NCPA - National Center for Policy Analysis


June 7, 2010

This month a dozen U.S. senators fired the opening salvo in what promises to be an aggressive oversight campaign to get to the bottom of Venezuelan dictator Hugo Chavez's support for terrorism.  A May 25 letter challenges Secretary of State Hillary Clinton to explain what the administration knows about Venezuela's support for a sprawling network of terrorist states and groups, including Iran, Hezbollah, Colombian "narcoterrorists," Cuba and Syria. 

Rallied by John Ensign (R-Nev.) and George LeMieux (R-Fla.), the senators are asking that Secretary Clinton explain what the administration knows about alleged arms shipments, high-level contacts and financial dealings linking Venezuela to a rogue's gallery of, well, rogues. The detailed letter signals that the senators already know more than the administration has been willing or able to substantiate about dictator Chavez's collaboration with anti-American terror groups and hostile regimes, says Roger F. Noriega, former ambassador to the Organization of American States. 

Among Chavez's notorious actions the senators cite: 

  • The provision of "sanctuary" and the "flow of guns and money" -- including the provision of portable missiles, antitank rockets, and other weaponry -- to Colombian guerrillas.
  • Complicity in the illegal narcotics trade that fuels terrorism -- including the burgeoning traffic from Venezuelan territory to west and north Africa.
  • The "presence and activities of Hezbollah inside Venezuela" and a November 2009 shipment of Russian weapons from a Venezuelan arms cache to that group.
  • "Extensive support of the Castro regime in Cuba" and Chavez's reliance on Castro henchman Ramiro Valdes to repress internal opponents. 

More examples: 

  • Possible support for "Iran's covert nuclear enrichment program" in exchange for Iran's providing "nuclear knowhow" to Chavez.
  • Venezuela's delivery of gasoline to Iran and its help for Iran to evade international sanctions.
  • Suspicious air traffic and lax immigration controls on Caracas-Damascus-Tehran airline flights. 

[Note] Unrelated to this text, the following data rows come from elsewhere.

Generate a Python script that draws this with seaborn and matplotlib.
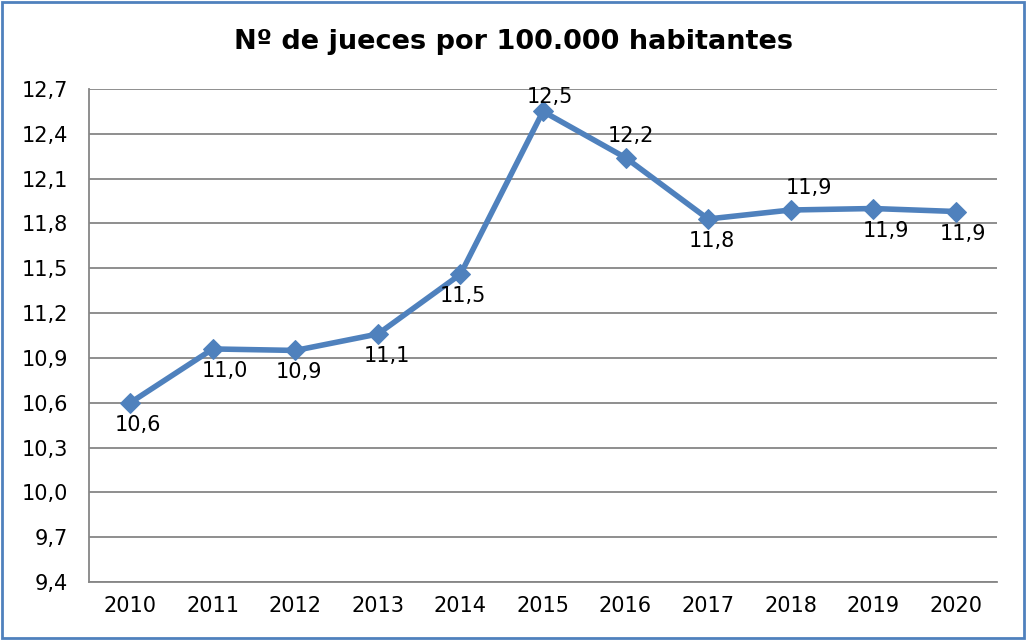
import matplotlib
matplotlib.use("Agg")
import matplotlib.pyplot as plt
import seaborn as sns
import pandas as pd

years = ["2010", "2011", "2012", "2013", "2014", "2015", "2016", "2017", "2018", "2019", "2020"]
values = [10.60, 10.96, 10.95, 11.06, 11.46, 12.55, 12.24, 11.83, 11.89, 11.90, 11.88]
labels = ["10,6", "11,0", "10,9", "11,1", "11,5", "12,5", "12,2", "11,8", "11,9", "11,9", "11,9"]
label_pos = ["below", "below", "below", "below", "below", "above", "above", "below", "above", "below", "below"]
yticks = [9.4, 9.7, 10.0, 10.3, 10.6, 10.9, 11.2, 11.5, 11.8, 12.1, 12.4, 12.7]
title = "Nº de jueces por 100.000 habitantes"

# label nudges (pixels), styling only
label_dx = [8, 12, 4, 9, 2, 7, 5, 4, 18, 13, 7]
label_dy = [12, 12, 12, 12, 12, 4, 12, 12, 12, 12, 12]

sns.set_style("white")
plt.rcParams['font.family'] = ['DejaVu Sans']
plt.rcParams['text.color'] = 'black'

df = pd.DataFrame({"year": years, "value": values})
color = "#4F81BD"

fig = plt.figure(figsize=(10.27, 6.4), dpi=100)
ax = fig.add_axes([89/1027, 1-582/640, (997-89)/1027, (582-89)/640])

sns.lineplot(data=df, x="year", y="value", ax=ax, color=color, linewidth=4,
             marker="D", markersize=10, markeredgecolor=color, sort=False)

ax.set_ylim(9.4, 12.7)
ax.set_yticks(yticks)
ax.set_yticklabels([f"{t:.1f}".replace(".", ",") for t in yticks])
ax.set_xlim(-0.5, len(years) - 0.5)
ax.yaxis.grid(True, color="#868686", linewidth=1.3)
ax.xaxis.grid(False)
for s in ["top", "right"]:
    ax.spines[s].set_visible(False)
for s in ["left", "bottom"]:
    ax.spines[s].set_color("#868686")
    ax.spines[s].set_linewidth(1.3)
ax.tick_params(axis="both", length=0, labelsize=15, colors="black", pad=10)
ax.tick_params(axis="y", pad=15)
ax.set_xlabel("")
ax.set_ylabel("")

px = 72 / 100.0
for i, (v, lab, pos, dx, dy) in enumerate(zip(values, labels, label_pos, label_dx, label_dy)):
    if pos == "above":
        ax.annotate(lab, (i, v), xytext=(dx * px, dy * px), textcoords="offset points",
                    ha="center", va="bottom", fontsize=15, color="black")
    else:
        ax.annotate(lab, (i, v), xytext=(dx * px, -dy * px), textcoords="offset points",
                    ha="center", va="top", fontsize=15, color="black")

fig.text(0.5, 1-42/640, title, ha="center", va="center", fontsize=19.5,
         fontweight="bold", color="black")

border = plt.Rectangle((0.002, 0.003), 0.995, 0.994, transform=fig.transFigure,
                       fill=False, edgecolor=color, linewidth=2)
fig.patches.append(border)

fig.savefig("out.png", dpi=100)
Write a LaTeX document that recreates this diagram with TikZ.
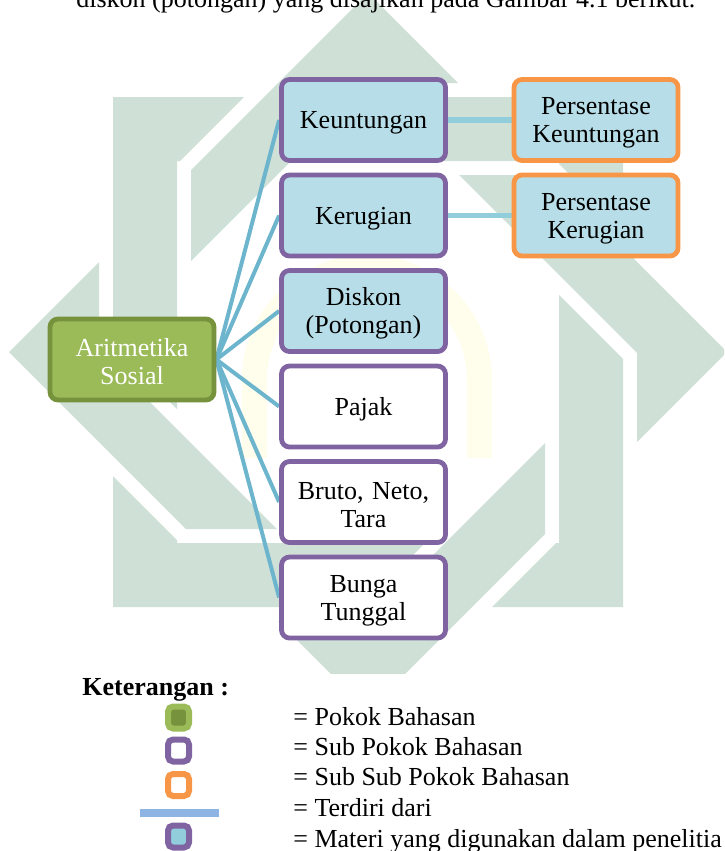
\documentclass[tikz,border=0pt]{standalone}
\usepackage{fontspec}
\setmainfont{Liberation Serif}
\definecolor{wmgreen}{RGB}{207,224,215}
\definecolor{wmyellow}{RGB}{255,253,236}
\definecolor{boxblue}{RGB}{183,222,232}
\definecolor{purp}{RGB}{128,100,162}
\definecolor{orng}{RGB}{247,150,70}
\definecolor{grnfill}{RGB}{155,187,89}
\definecolor{grndark}{RGB}{118,146,60}
\definecolor{fanline}{RGB}{108,181,205}
\definecolor{hline}{RGB}{146,205,220}
\definecolor{legline}{RGB}{142,180,227}
\definecolor{legblue}{RGB}{146,205,220}
\pgfdeclarelayer{wm}
\pgfdeclarelayer{edges}
\pgfsetlayers{wm,edges,main}
\begin{document}
\begin{tikzpicture}[x=0.5pt,y=-0.5pt,
  txt/.style={font=\fontsize{13}{14}\selectfont},
  box/.style={txt, rounded corners=4pt, line width=2.4pt, minimum width=82pt,
    minimum height=40.5pt, inner sep=0pt, align=center, text width=80pt,
    execute at begin node={\rule{0pt}{11.6pt}}},
  subbox/.style={box, draw=purp, fill=boxblue},
  subwhite/.style={box, draw=purp, fill=white},
  subsub/.style={box, draw=orng, fill=boxblue},
  mainbox/.style={box, draw=grndark, fill=grnfill, text=white},
  fan/.style={draw=fanline, line width=2pt},
  link/.style={draw=hline, line width=2.6pt},
  legicon/.style={rounded corners=2.5pt, line width=3pt, minimum width=10.5pt,
    minimum height=11pt, inner sep=0pt},
  legtext/.style={txt, anchor=base west, inner sep=0pt}
]
\useasboundingbox (0,0) rectangle (724,851);
\clip (0,0) rectangle (724,851);

% watermark
\begin{pgfonlayer}{wm}
\begin{scope}
\clip (0,0) rectangle (724,673);
\fill[wmyellow] (242,458) -- (242,380) arc[start angle=180, end angle=360, radius=125]
  -- (492,458) -- (467,458) -- (467,380) arc[start angle=0, end angle=-180, radius=100]
  -- (267,458) -- cycle;
\fill[wmgreen] (559,295) -- (623,359) -- (623,607) -- (492,607) -- (556,543) -- (559,543) -- cycle;
\fill[wmgreen] (311,161) -- (375,97) -- (623,97) -- (623,228) -- (559,164) -- (559,161) -- cycle;
\fill[wmgreen] (177,409) -- (113,345) -- (113,97) -- (244,97) -- (180,161) -- (177,161) -- cycle;
\fill[wmgreen] (425,543) -- (361,607) -- (113,607) -- (113,476) -- (177,540) -- (177,543) -- cycle;
\fill[wmgreen] (459,175) -- (550,175) -- (727,352) -- (637,442) -- (637,353) -- cycle;
\fill[wmgreen] (191,261) -- (191,170) -- (368,-7) -- (458,83) -- (369,83) -- cycle;
\fill[wmgreen] (277,529) -- (186,529) -- (9,352) -- (99,262) -- (99,351) -- cycle;
\fill[wmgreen] (545,443) -- (545,534) -- (368,711) -- (278,621) -- (367,621) -- cycle;
\end{scope}
\end{pgfonlayer}

% top text (cut off by the page edge, as in the source)
\node[txt, anchor=base west, inner sep=0pt] (toptext) at (76,8)
  {diskon (potongan) yang disajikan pada Gambar 4.1 berikut.};

% nodes
\node[mainbox] (ar) at (132,359.5) {Aritmetika\\Sosial};
\node[subbox] (ku) at (363.5,120) {Keuntungan};
\node[subbox] (kr) at (363.5,215.5) {Kerugian};
\node[subbox] (dk) at (363.5,311) {Diskon\\(Potongan)};
\node[subwhite] (pj) at (363.5,406.5) {Pajak};
\node[subwhite] (bt) at (363.5,502) {Bruto, Neto,\\Tara};
\node[subwhite] (bg) at (363.5,597.5) {Bunga\\Tunggal};
\node[subsub] (pku) at (596,120) {Persentase\\Keuntungan};
\node[subsub] (pkr) at (596,215.5) {Persentase\\Kerugian};

\begin{pgfonlayer}{edges}
\foreach \t in {ku,kr,dk,pj,bt,bg} \draw[fan] (ar.east) -- (\t.west);
\draw[link] (ku.east) -- (pku.west);
\draw[link] (kr.east) -- (pkr.west);
\end{pgfonlayer}

% legend
\node[anchor=base west, inner sep=0pt, font=\bfseries\fontsize{13}{14}\selectfont] (ket) at (82,695) {Keterangan :};
\node[legicon, draw=grnfill, fill=grndark] (i1) at (178.5,717.5) {};
\node[legicon, draw=purp, fill=white] (i2) at (178.5,750.5) {};
\node[legicon, draw=orng, fill=white] (i3) at (178.5,785) {};
\coordinate (l1) at (140,813);
\coordinate (l2) at (219,813);
\draw[draw=legline, line width=3.7pt] (l1) -- (l2);
\node[legicon, draw=purp, fill=legblue] (i5) at (178.5,836.5) {};
\node[legtext] (t1) at (293,725) {= Pokok Bahasan};
\node[legtext] (t2) at (293,755) {= Sub Pokok Bahasan};
\node[legtext] (t3) at (293,785) {= Sub Sub Pokok Bahasan};
\node[legtext] (t4) at (293,816) {= Terdiri dari};
\node[legtext] (t5) at (293,847) {= Materi yang digunakan dalam penelitia};
\end{tikzpicture}
\end{document}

This stepped-up congressional oversight is bound to build on the growing body of evidence pointing to Chavez's singular role in supporting terrorism and related criminality.  The Obama administration's decision to pull the trigger on Venezuela may hinge on whether the United States can afford to forfeit petroleum exports from that South American country, says Noriega.